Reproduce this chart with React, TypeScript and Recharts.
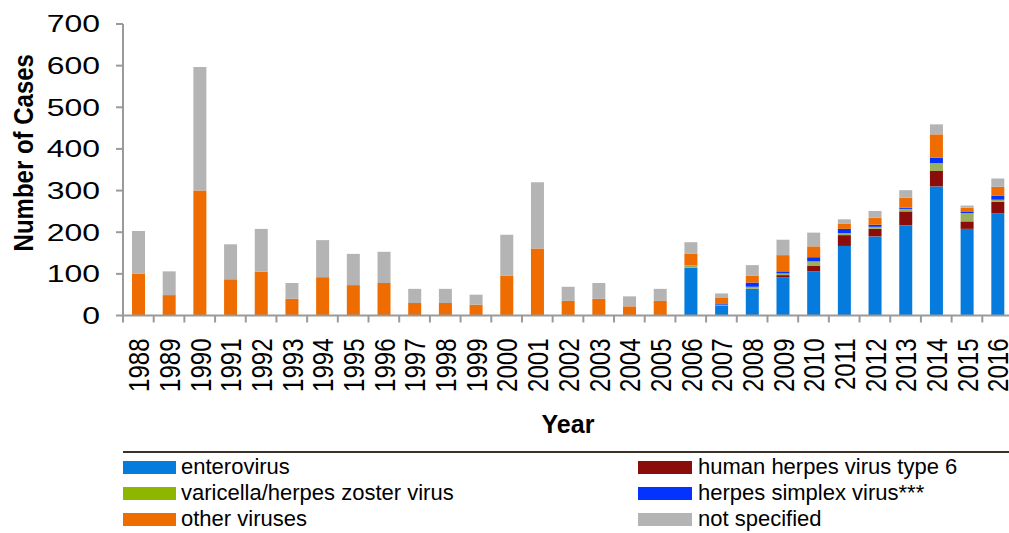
import React from 'react';
import { BarChart, Bar, XAxis, YAxis, Legend } from 'recharts';

const years = ['1988','1989','1990','1991','1992','1993','1994','1995','1996','1997','1998','1999','2000','2001','2002','2003','2004','2005','2006','2007','2008','2009','2010','2011','2012','2013','2014','2015','2016'];
const enterovirus = [0,0,0,0,0,0,0,0,0,0,0,0,0,0,0,0,0,0,115,23,64,92,106,167,190,217,310,208,245];
const hhv6 = [0,0,0,0,0,0,0,0,0,0,0,0,0,0,0,0,0,0,0,1,0,5,14,26,18,33,37,18,28];
const vzv = [0,0,0,0,0,0,0,0,0,0,0,0,0,0,0,0,0,0,5,2,5,4,10,5,5,6,19,20,5];
const hsv = [0,0,0,0,0,0,0,0,0,0,0,0,0,0,0,0,0,0,0,3,10,5,10,10,5,3,13,4,10];
const otherViruses = [100,49,300,87,105,40,92,73,78,30,30,26,96,161,35,40,22,35,28,13,17,39,26,13,17,24,56,9,21];
const notSpecified = [103,57,297,84,103,38,89,75,75,34,34,24,98,159,34,38,24,29,28,11,25,37,33,10,16,18,24,5,20];
const yTicks = [0,100,200,300,400,500,600,700];

const series = [
  { key: 'enterovirus', name: 'enterovirus', values: enterovirus, color: '#057BDD', legendColor: '#057BDD' },
  { key: 'hhv6', name: 'human herpes virus type 6', values: hhv6, color: '#8A0D0B', legendColor: '#8A0D0B' },
  { key: 'vzv', name: 'varicella/herpes zoster virus', values: vzv, color: '#9BB05E', legendColor: '#8DB600' },
  { key: 'hsv', name: 'herpes simplex virus***', values: hsv, color: '#0433FF', legendColor: '#0433FF' },
  { key: 'other', name: 'other viruses', values: otherViruses, color: '#EE6C00', legendColor: '#EE6C00' },
  { key: 'unspecified', name: 'not specified', values: notSpecified, color: '#B4B4B4', legendColor: '#B4B4B4' },
];

const legendOrder = [
  ['enterovirus', 'hhv6'],
  ['vzv', 'hsv'],
  ['other', 'unspecified'],
];

const data = years.map((y, i) => {
  const row: Record<string, any> = { year: y };
  series.forEach(s => { row[s.key] = s.values[i]; });
  return row;
});

const FONT = '"Liberation Sans", Arial, sans-serif';

const XTick = (props: any) => {
  const { x, y, payload } = props;
  const half = payload && payload.offset ? payload.offset : 15.35;
  return (
    <g>
      <line x1={x - half} x2={x - half} y1={y} y2={y + 7} stroke="#9a9a9a" strokeWidth={2} />
      <text
        transform={`translate(${x + 1},${y + 23}) scale(1.22,1) rotate(-90)`}
        textAnchor="end"
        dominantBaseline="central"
        fontSize={24}
        fontFamily={FONT}
        fill="#000"
      >
        {payload.value}
      </text>
    </g>
  );
};

const YTick = (props: any) => {
  const { x, y, payload } = props;
  return (
    <text
      transform={`translate(${x},${y}) scale(1.33,1)`}
      textAnchor="end"
      dominantBaseline="central"
      fontSize={24}
      fontFamily={FONT}
      fill="#000"
    >
      {payload.value}
    </text>
  );
};

const renderLegend = () => {
  const byKey: Record<string, any> = {};
  series.forEach(s => { byKey[s.key] = s; });
  return (
    <div style={{ position: 'relative', width: 1009, height: 90, fontFamily: FONT }}>
      <div style={{ position: 'absolute', left: 123, top: 6, width: 900, height: 2, background: '#3b3127' }} />
      {legendOrder.map((row, r) =>
        row.map((k, c) => {
          const s = byKey[k];
          const left = c === 0 ? 123 : 638;
          const top = 16 + r * 26;
          return (
            <div key={k} style={{ position: 'absolute', left, top, height: 14, whiteSpace: 'nowrap' }}>
              <div style={{ position: 'absolute', left: 0, top: 0, width: c === 0 ? 53 : 54, height: 13, background: s.legendColor }} />
              <div style={{ position: 'absolute', left: c === 0 ? 58 : 60, top: -7, fontSize: 22, lineHeight: '26px', color: '#000' }}>{s.name}</div>
            </div>
          );
        })
      )}
    </div>
  );
};

export default function App() {
  return (
    <div style={{ position: 'fixed', left: 0, top: 0, width: 1009, height: 533, overflow: 'hidden', background: '#fff' }}>
      <BarChart
        width={1020}
        height={533}
        data={data}
        margin={{ top: 24, right: 7, left: 0, bottom: 117.5 }}
      >
        <XAxis
          dataKey="year"
          height={100}
          interval={0}
          tickLine={false}
          tickSize={0}
          tickMargin={0}
          axisLine={{ stroke: '#9a9a9a', strokeWidth: 2 }}
          tick={<XTick />}
          label={{
            content: (p: any) => {
              const vb = p.viewBox || { x: 123, y: 316, width: 890 };
              return (
                <text x={vb.x + vb.width / 2} y={vb.y + 117} textAnchor="middle" fontSize={25} fontWeight="bold" fontFamily={FONT} fill="#000">Year</text>
              );
            },
          }}
        />
        <YAxis
          width={123}
          domain={[0, 700]}
          ticks={yTicks}
          interval={0}
          tickSize={7}
          tickMargin={16}
          tickLine={{ stroke: '#9a9a9a', strokeWidth: 2 }}
          axisLine={{ stroke: '#9a9a9a', strokeWidth: 2 }}
          tick={<YTick />}
          label={{
            content: (p: any) => {
              const vb = p.viewBox || { x: 0, y: 24, height: 292 };
              const cy = vb.y + vb.height / 2 - 17;
              return (
                <text transform={`translate(23,${cy}) scale(1.15,1) rotate(-90)`} textAnchor="middle" dominantBaseline="central" fontSize={24} fontWeight="bold" fontFamily={FONT} fill="#000">Number of Cases</text>
              );
            },
          }}
        />
        <Legend
          layout="horizontal"
          verticalAlign="middle"
          align="center"
          content={renderLegend}
          wrapperStyle={{ position: 'absolute', left: 0, top: 445, width: 1009, height: 90 }}
        />
        {series.map(s => (
          <Bar key={s.key} dataKey={s.key} name={s.name} stackId="a" fill={s.color} barSize={13} isAnimationActive={false} />
        ))}
      </BarChart>
    </div>
  );
}
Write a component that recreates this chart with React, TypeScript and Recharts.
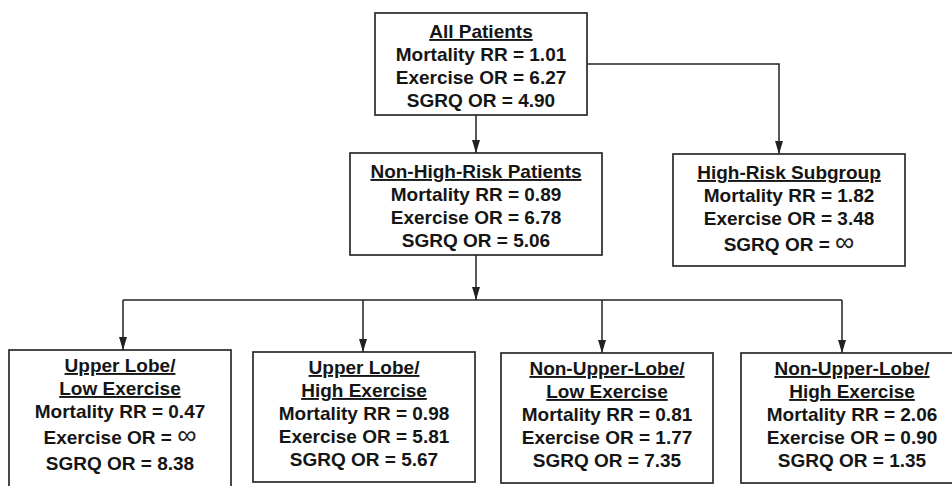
****************************************
§ **Work required**
Leave out the pictures and repeat everything else in the records exactly.

§ **Written solution**
Reproduce this chart with React, TypeScript and Recharts.
import React from 'react';
import { BarChart, Bar, XAxis, YAxis, Legend } from 'recharts';

const years = ['1988','1989','1990','1991','1992','1993','1994','1995','1996','1997','1998','1999','2000','2001','2002','2003','2004','2005','2006','2007','2008','2009','2010','2011','2012','2013','2014','2015','2016'];
const enterovirus = [0,0,0,0,0,0,0,0,0,0,0,0,0,0,0,0,0,0,115,23,64,92,106,167,190,217,310,208,245];
const hhv6 = [0,0,0,0,0,0,0,0,0,0,0,0,0,0,0,0,0,0,0,1,0,5,14,26,18,33,37,18,28];
const vzv = [0,0,0,0,0,0,0,0,0,0,0,0,0,0,0,0,0,0,5,2,5,4,10,5,5,6,19,20,5];
const hsv = [0,0,0,0,0,0,0,0,0,0,0,0,0,0,0,0,0,0,0,3,10,5,10,10,5,3,13,4,10];
const otherViruses = [100,49,300,87,105,40,92,73,78,30,30,26,96,161,35,40,22,35,28,13,17,39,26,13,17,24,56,9,21];
const notSpecified = [103,57,297,84,103,38,89,75,75,34,34,24,98,159,34,38,24,29,28,11,25,37,33,10,16,18,24,5,20];
const yTicks = [0,100,200,300,400,500,600,700];

const series = [
  { key: 'enterovirus', name: 'enterovirus', values: enterovirus, color: '#057BDD', legendColor: '#057BDD' },
  { key: 'hhv6', name: 'human herpes virus type 6', values: hhv6, color: '#8A0D0B', legendColor: '#8A0D0B' },
  { key: 'vzv', name: 'varicella/herpes zoster virus', values: vzv, color: '#9BB05E', legendColor: '#8DB600' },
  { key: 'hsv', name: 'herpes simplex virus***', values: hsv, color: '#0433FF', legendColor: '#0433FF' },
  { key: 'other', name: 'other viruses', values: otherViruses, color: '#EE6C00', legendColor: '#EE6C00' },
  { key: 'unspecified', name: 'not specified', values: notSpecified, color: '#B4B4B4', legendColor: '#B4B4B4' },
];

const legendOrder = [
  ['enterovirus', 'hhv6'],
  ['vzv', 'hsv'],
  ['other', 'unspecified'],
];

const data = years.map((y, i) => {
  const row: Record<string, any> = { year: y };
  series.forEach(s => { row[s.key] = s.values[i]; });
  return row;
});

const FONT = '"Liberation Sans", Arial, sans-serif';

const XTick = (props: any) => {
  const { x, y, payload } = props;
  const half = payload && payload.offset ? payload.offset : 15.35;
  return (
    <g>
      <line x1={x - half} x2={x - half} y1={y} y2={y + 7} stroke="#9a9a9a" strokeWidth={2} />
      <text
        transform={`translate(${x + 1},${y + 23}) scale(1.22,1) rotate(-90)`}
        textAnchor="end"
        dominantBaseline="central"
        fontSize={24}
        fontFamily={FONT}
        fill="#000"
      >
        {payload.value}
      </text>
    </g>
  );
};

const YTick = (props: any) => {
  const { x, y, payload } = props;
  return (
    <text
      transform={`translate(${x},${y}) scale(1.33,1)`}
      textAnchor="end"
      dominantBaseline="central"
      fontSize={24}
      fontFamily={FONT}
      fill="#000"
    >
      {payload.value}
    </text>
  );
};

const renderLegend = () => {
  const byKey: Record<string, any> = {};
  series.forEach(s => { byKey[s.key] = s; });
  return (
    <div style={{ position: 'relative', width: 1009, height: 90, fontFamily: FONT }}>
      <div style={{ position: 'absolute', left: 123, top: 6, width: 900, height: 2, background: '#3b3127' }} />
      {legendOrder.map((row, r) =>
        row.map((k, c) => {
          const s = byKey[k];
          const left = c === 0 ? 123 : 638;
          const top = 16 + r * 26;
          return (
            <div key={k} style={{ position: 'absolute', left, top, height: 14, whiteSpace: 'nowrap' }}>
              <div style={{ position: 'absolute', left: 0, top: 0, width: c === 0 ? 53 : 54, height: 13, background: s.legendColor }} />
              <div style={{ position: 'absolute', left: c === 0 ? 58 : 60, top: -7, fontSize: 22, lineHeight: '26px', color: '#000' }}>{s.name}</div>
            </div>
          );
        })
      )}
    </div>
  );
};

export default function App() {
  return (
    <div style={{ position: 'fixed', left: 0, top: 0, width: 1009, height: 533, overflow: 'hidden', background: '#fff' }}>
      <BarChart
        width={1020}
        height={533}
        data={data}
        margin={{ top: 24, right: 7, left: 0, bottom: 117.5 }}
      >
        <XAxis
          dataKey="year"
          height={100}
          interval={0}
          tickLine={false}
          tickSize={0}
          tickMargin={0}
          axisLine={{ stroke: '#9a9a9a', strokeWidth: 2 }}
          tick={<XTick />}
          label={{
            content: (p: any) => {
              const vb = p.viewBox || { x: 123, y: 316, width: 890 };
              return (
                <text x={vb.x + vb.width / 2} y={vb.y + 117} textAnchor="middle" fontSize={25} fontWeight="bold" fontFamily={FONT} fill="#000">Year</text>
              );
            },
          }}
        />
        <YAxis
          width={123}
          domain={[0, 700]}
          ticks={yTicks}
          interval={0}
          tickSize={7}
          tickMargin={16}
          tickLine={{ stroke: '#9a9a9a', strokeWidth: 2 }}
          axisLine={{ stroke: '#9a9a9a', strokeWidth: 2 }}
          tick={<YTick />}
          label={{
            content: (p: any) => {
              const vb = p.viewBox || { x: 0, y: 24, height: 292 };
              const cy = vb.y + vb.height / 2 - 17;
              return (
                <text transform={`translate(23,${cy}) scale(1.15,1) rotate(-90)`} textAnchor="middle" dominantBaseline="central" fontSize={24} fontWeight="bold" fontFamily={FONT} fill="#000">Number of Cases</text>
              );
            },
          }}
        />
        <Legend
          layout="horizontal"
          verticalAlign="middle"
          align="center"
          content={renderLegend}
          wrapperStyle={{ position: 'absolute', left: 0, top: 445, width: 1009, height: 90 }}
        />
        {series.map(s => (
          <Bar key={s.key} dataKey={s.key} name={s.name} stackId="a" fill={s.color} barSize={13} isAnimationActive={false} />
        ))}
      </BarChart>
    </div>
  );
}
Write a component that recreates this chart with React, TypeScript and Recharts.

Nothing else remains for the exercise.